Digital Twin unlocks sustainability potential
Sustainability is one of industry’s major challenges. It’s not only about using less resources and emitting less CO2, but also about being profitable at the same time. It requires deep understanding of all workflows and processes across the entire company. By combining the real and digital worlds, every company can become a Digital Enterprise, which can be done at speed and scale with Siemens Xcelerator. Then you can collect, understand, and use the data generated in your company in an even more intelligent way.
Combining the real and digital worlds
What does that look like in practice? Let’s take the example of an all-electric car. It was successfully launched on the market and since then is generating a large amount of performance data while being driven. A Digital Enterprise can collect this data and feed it into the digital twin of the car – its precise virtual replica. This combination of the real and digital worlds enables new optimization possibilities that manufacturers have not even dared to dream of until now.
How do we know that the real car and its digital twin match perfectly, including physical behavior, performance, range, and all other aspects? It’s because we’ve created the SimRod, a technology-carrier that provides us with a calibrated physical model that is connected to a range of Siemens simulation software. Calibration ensures that every aspect of the digital twin matches the real-world vehicle.
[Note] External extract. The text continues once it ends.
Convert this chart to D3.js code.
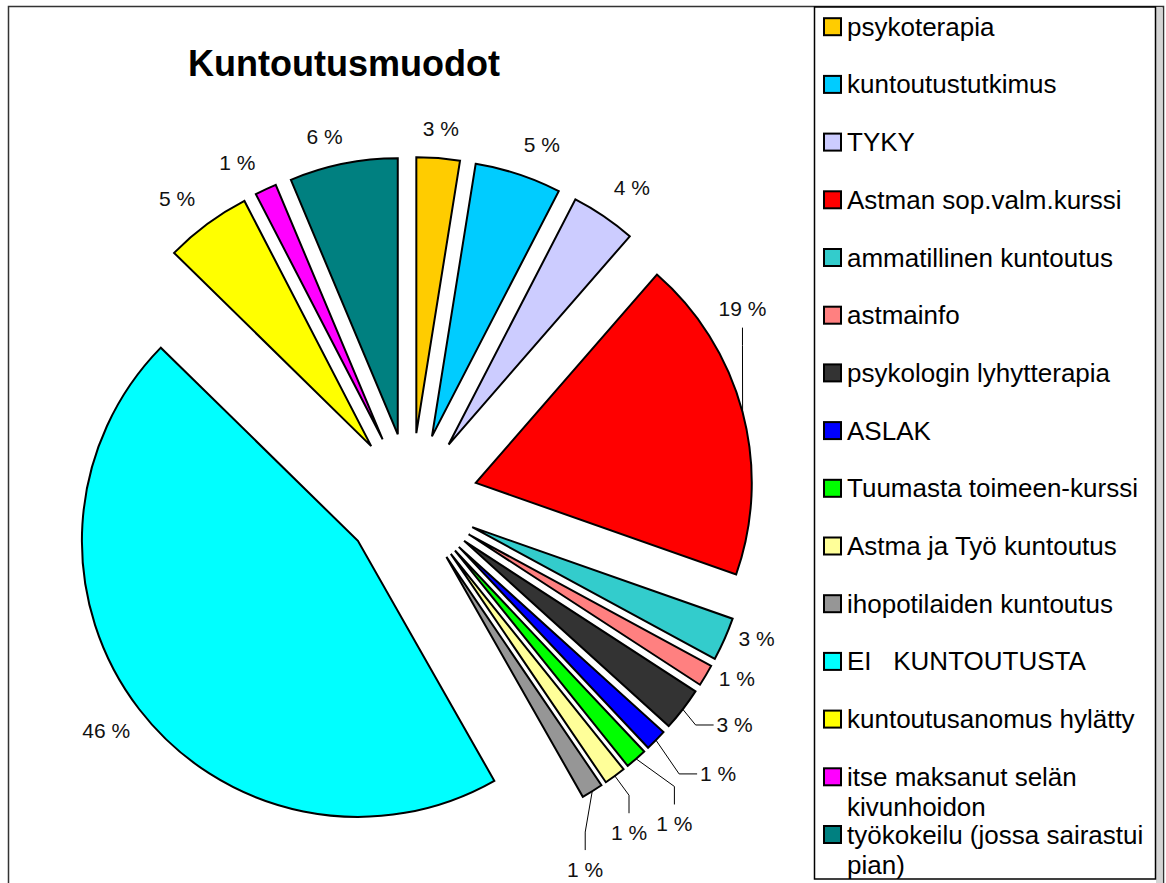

This allows us to search for optimization potential, simulate it until we’ve reached the full potential and then test the car in the real world to validate the changes.
Using real-world data for simulation
The SimRod is a technology carrier that shows how any sized company in any industry can meet their sustainability and profitability goals. It also applies not just to production facilities, but also to buildings and infrastructure.
Car manufacturers, for example, can use the real-world data of their car fleet, feed it into the digital twin, and let their engineers search for new ways to increase the reach and performance of their vehicles. In general, this can lead to lower cost for prototyping and 40% less physical testing and an improved ownership experience for the car owner.
Weight reduction thanks to additive manufacturing
One way to increase the range of electric cars is to reduce weight. For example, the engineers redesigned the steering knuckles with generative design and topology optimization with NX. The result: 30% less weight compared to the original design, but the same robustness. Simulation also validates the manufacturability – in this case, additive manufacturing and having a robot process and post-process the part automatically is the most sustainable and profitable way to produce it. Production can be planned fully digitally as well. This means that processes, material flows, production lines etc. are simulated and optimized before production begins.
Seamless flow of data in a true Digital Enterprise
In a true Digital Enterprise, there are no information silos. So, the transition from the digital twin of the car to 3d-printing the steering knuckles with additive manufacturing to assembling all parts is seamless and can be fully automated. Automation is also key in increasing flexibility and energy efficiency in production. With the help of automated guided vehicles (AGVs) and mobile robots, previously rigid production lines can be transformed into highly flexible, efficient workstations. These work together in an optimal way via a reliable wireless communications network using Industrial 5G, which ensures real-time communication between many moving parts.
Data also drives transparency, which helps to reduce energy consumption in both production and buildings. We’ve seen examples of 14% savings in electric energy and 40% less natural gas consumption as well as up to 60% additional energy savings thanks to energy-efficient motors. And the data keeps flowing even when the new car hits the road. The vehicle continuously collects data from real-world operations to keep the digital twin updated – allowing the manufacturer to simulate and virtually test further adjustments to the vehicle’s software and hardware for continuous improvement.
This optimization loop continuously helps manufacturers meet their goals of increasing sustainability and profitability.